Le point de convergence des mouvements de protestations qui ont lieu dans tout le pays est la politique sanitaire draconienne à l’œuvre depuis plusieurs mois.

  • Au vu de l’augmentation du nombre de cas, très relative par rapport aux pays occidentaux (du moins dans les chiffres officiels), le gouvernement chinois a généralisé depuis plusieurs mois les tests PCR journaliers avec la nécessité de présenter un QR code vert (健康码) dans de nombreuses grandes villes du pays. 
  • Des quarantaines pour les voyageurs qui voyagent entre les provinces sont également mises en place, aggravant les performances économiques du pays et contribuant à l’exaspération de la population.

Les perspectives économiques — alors que les prévisions de croissance et de consommation sont à la baisse — attisent les revendications de la jeunesse chinoise.

  • Le chômage des jeunes de 18 à 24 ans a désormais atteint un niveau record de près de 20 %.
  • La baisse de la vente de biens immobiliers en Chine de 53 % depuis le début de l’année remet en cause l’objectif d’acquérir une propriété, autrefois commun à une grande partie de la jeunesse.

Selon des sondages, le contrôle du gouvernement sur le secteur privé est lui aussi de plus en plus mal perçu parmi la jeunesse.

  • Le terme xia hai (下海, prendre la mer) a été inventé dans les années 1990 pour désigner symboliquement l’envie de travailler dans le secteur privé pour de nombreux jeunes.
  • À l’opposé, on utilise aujourd’hui shang an (上岸, descendre à terre) pour caractériser l’envie de travailler dans le secteur public, qui offre plus de stabilité malgré un salaire moindre.
  • Depuis 2021, plus de 70 000 personnes ont été licenciées dans l’industrie technologique chinoise, en partie à cause des restrictions sanitaires1.

La forte concurrence entre individus qui caractérise le modèle culturel chinois est rejetée par une frange croissante de la jeunesse.
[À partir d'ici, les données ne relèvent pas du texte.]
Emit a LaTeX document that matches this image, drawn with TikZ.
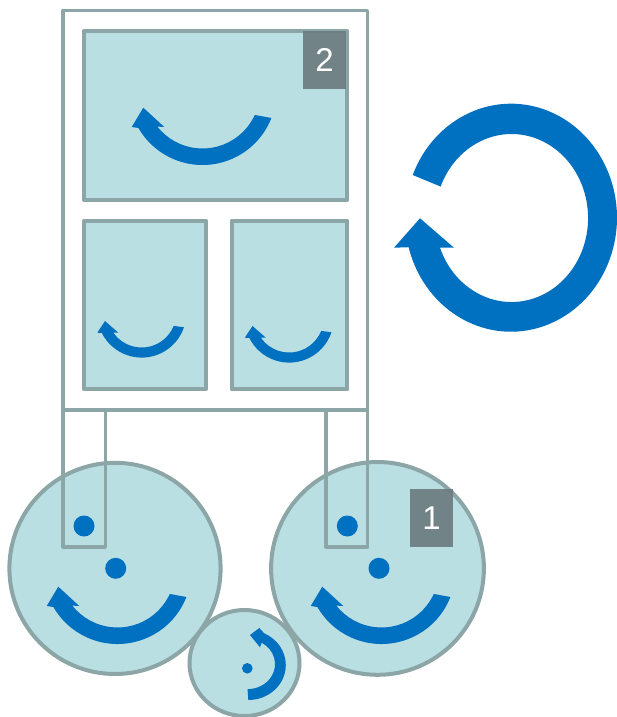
\documentclass[tikz,border=0pt]{standalone}
\usepackage{fontspec}
\setmainfont{Liberation Sans}
\definecolor{wheelfill}{HTML}{B9DFE3}
\definecolor{edgegrey}{HTML}{8CA5A7}
\definecolor{spinblue}{HTML}{0070C0}
\definecolor{badgegrey}{HTML}{6A7A7D}
\tikzset{
  panel/.style={draw=edgegrey,fill=wheelfill,line width=4pt,line join=round},
  frame/.style={draw=edgegrey,line width=3.6pt,line join=round},
  spin/.style={fill=spinblue,draw=none},
  hub/.style={fill=spinblue,draw=none},
  badge/.style={fill=badgegrey,fill opacity=.9,draw=none,text opacity=1,text=white,inner sep=0pt,font=\fontsize{33}{33}\selectfont}
}
\newcommand\bigsmile[2]{%
  \fill[spin,shift={(#1,#2)}] (21.4:74pt) arc[start angle=21.4,end angle=150,radius=74pt]
    -- (-70.8,36) -- (-59.2,16.7) -- (-38.2,36) -- (141.8:57.5pt)
    arc[start angle=141.8,end angle=24.6,radius=57.5pt] -- cycle;}
\newcommand\smallsmile[2]{%
  \fill[spin,shift={(#1,#2)}] (18.7:44.6pt) arc[start angle=18.7,end angle=153.4,radius=44.6pt]
    -- (-44.4,19.7) -- (-36.7,8) -- (-23.4,19.7) -- (145.3:34.5pt)
    arc[start angle=145.3,end angle=21.9,radius=34.5pt] -- cycle;}
\begin{document}
\begin{tikzpicture}[x=1pt,y=1pt,yscale=-1]
\useasboundingbox (0,0) rectangle (616,717);
% wheels
\draw[panel] (115,568.4) circle[radius=105.6pt];
\draw[panel] (377.5,568.4) circle[radius=106.4pt];
\draw[panel] (244.5,663) ellipse[x radius=55pt,y radius=53pt];
% carrier frame and rods
\draw[frame] (63,10.5) rectangle (367.5,410);
\draw[frame] (63,410) rectangle (105.3,546.8);
\draw[frame] (326,410) rectangle (367.5,546.8);
% panels
\draw[panel] (84,31) rectangle (347.3,200);
\draw[panel] (84,220.7) rectangle (205.7,389.3);
\draw[panel] (231.7,220.7) rectangle (347.3,389.3);
% hubs
\fill[hub] (84,526) circle[radius=10.5pt];
\fill[hub] (115.7,568.3) circle[radius=10.5pt];
\fill[hub] (347.3,526) circle[radius=10.5pt];
\fill[hub] (379,568.3) circle[radius=10.5pt];
\fill[hub] (247.3,668.3) circle[radius=5.3pt];
% rotation arrows
\bigsmile{117.5}{570}
\bigsmile{381.5}{570}
\bigsmile{202.5}{91}
\smallsmile{141.7}{313}
\smallsmile{289.2}{318}
\fill[spin] (248.3,700) arc[start angle=90,end angle=-65,x radius=37.5pt,y radius=35pt]
  -- (259.3,628) -- (250,635) -- (260,647.3) -- (261.7,642.7)
  arc[start angle=-59,end angle=90,x radius=27.5pt,y radius=25pt] -- cycle;
\fill[spin] (412.7,175) arc[start angle=202,end angle=525,x radius=106pt,y radius=114pt]
  -- (394,247.7) -- (420,218.3) -- (454,247.7) -- (440,247.7)
  arc[start angle=519.3,end angle=202,x radius=76.5pt,y radius=84pt] -- cycle;
% badges
\node[badge,minimum width=43pt,minimum height=58pt] (badgeTwo) at (324.5,60) {\raisebox{-1pt}{2}};
\node[badge,minimum width=43pt,minimum height=57.7pt] (badgeOne) at (431.5,517.9) {\raisebox{-1pt}{1}};
\end{tikzpicture}
\end{document}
L’entièreté du modèle compétitif de la Chine est remis en cause, incarné par une nouvelle expression, nei juan (内卷), utilisée par de nombreux étudiants pour désigner la concurrence irrationnelle entre étudiants pour acquérir des ressources limitées. 

Pour toutes ces raisons, la lutte d’une partie de la jeunesse chinoise — la première pour nombre d’entre eux — voit un enchevêtrement de revendications aux natures très différentes.

  • La semaine dernière, le « Superman » de Chongqing rejetait publiquement le système dans lequel « 70 % de nos concitoyens en Chine gagnent moins de 3 000 yuans (un peu plus de 400 €) par mois ».
  • Le week-end dernier, des manifestants à Shanghai ironisaient à propos du rôle joué par les « interférences étrangères » dans l’incendie d’Ürümqi et les mouvements qui ont suivi, mettant en cause le récit de Xi Jinping pour qui tous les maux de la Chine viendraient de l’étranger2.
  • Une théorie du complot de plus en plus populaire sur Weibo consiste à dire que les États-Unis disposent d’un budget de 500 millions de dollars pour soutenir des manifestations contre la politique zéro-Covid en Chine3.

Deux interrogations majeures restent en suspens du côté des manifestants et du Parti. D’une part, quelle sera la réponse du régime de Xi Jinping, affaibli par cette opposition frontale ? D’autre part, le mouvement durera-t-il dans le temps si le Parti se décide à faire des concessions ? Pour le moment, le mouvement demande avant tout la suppression des restrictions sanitaires, mais le renforcement de la sécurité dans les grandes villes comme Shanghai pourrait, à terme, le compromettre.

Sources
  1. Ward Zhou, « China’s tech layoffs : How many people have been affected ? », Technode, 11 avril 2022.
  2. Tweet de Cindy Yu du 28 novembre 2022.
  3. Tweet de Wenhao du 30 novembre 2022.